# Calculus I - Volume by Slicing

by GreenPrint
Tags: calculus, slicing, volume
 Math Emeritus Sci Advisor Thanks PF Gold P: 39,682 Imagine the tetrahedron sitting on one of its triangular faces. The fourth vertex is connected to the other three. If you slice parallel to the base, you get a triangle that is "similar" to the base. Since the three sides of the base all have length 4, it is an equilateral triangle and so are all slices. You may know, or can calculate, that the area of an equilateral triangle, with side length s, is $\sqrt{3}s^2/4$. Finally, The side length of the slices depends linearly upon the height.
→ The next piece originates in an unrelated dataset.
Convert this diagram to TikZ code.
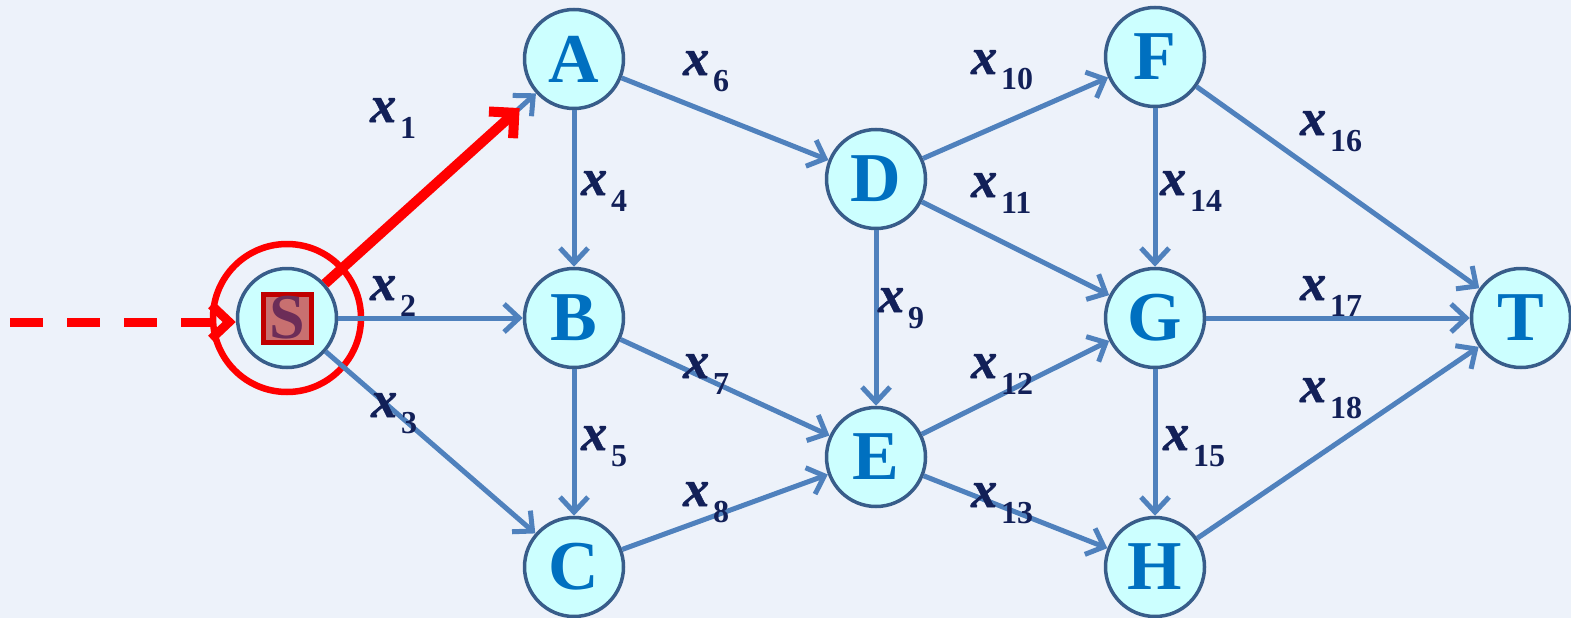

It is 4 when the height, z, is 0 and is 0 at the vertex. You will, of course, need to calculate the height of that vertex. You can, for example, use the Pythagorean theorem to determine the distance from a vertex of an equilateral triangle to its centroid (where the three altitudes cross): Let the length of a side be "s". Then the length of all altitudes is $\sqrt{3}s/2$. Call the distance from the centroid to the base of the altitude "a". Then the length of the rest of the altitude is $\sqrt{3}s/2- a$. And that is the length of the hypotenuse of a right triangle with legs of length a and s/2. The Pythagorean formula gives $(\sqrt{3}s/2- a)^2= a^2+ (s/2)^2$. Solve that for a in terms of s. Now use the Pythagorean formula again to find the height of the pyramid. The side length of each slice will be kz+ 4, where "k" is chosen to give "0" when z= the height. Integrate the area of each slice, dz, from 0 to that height.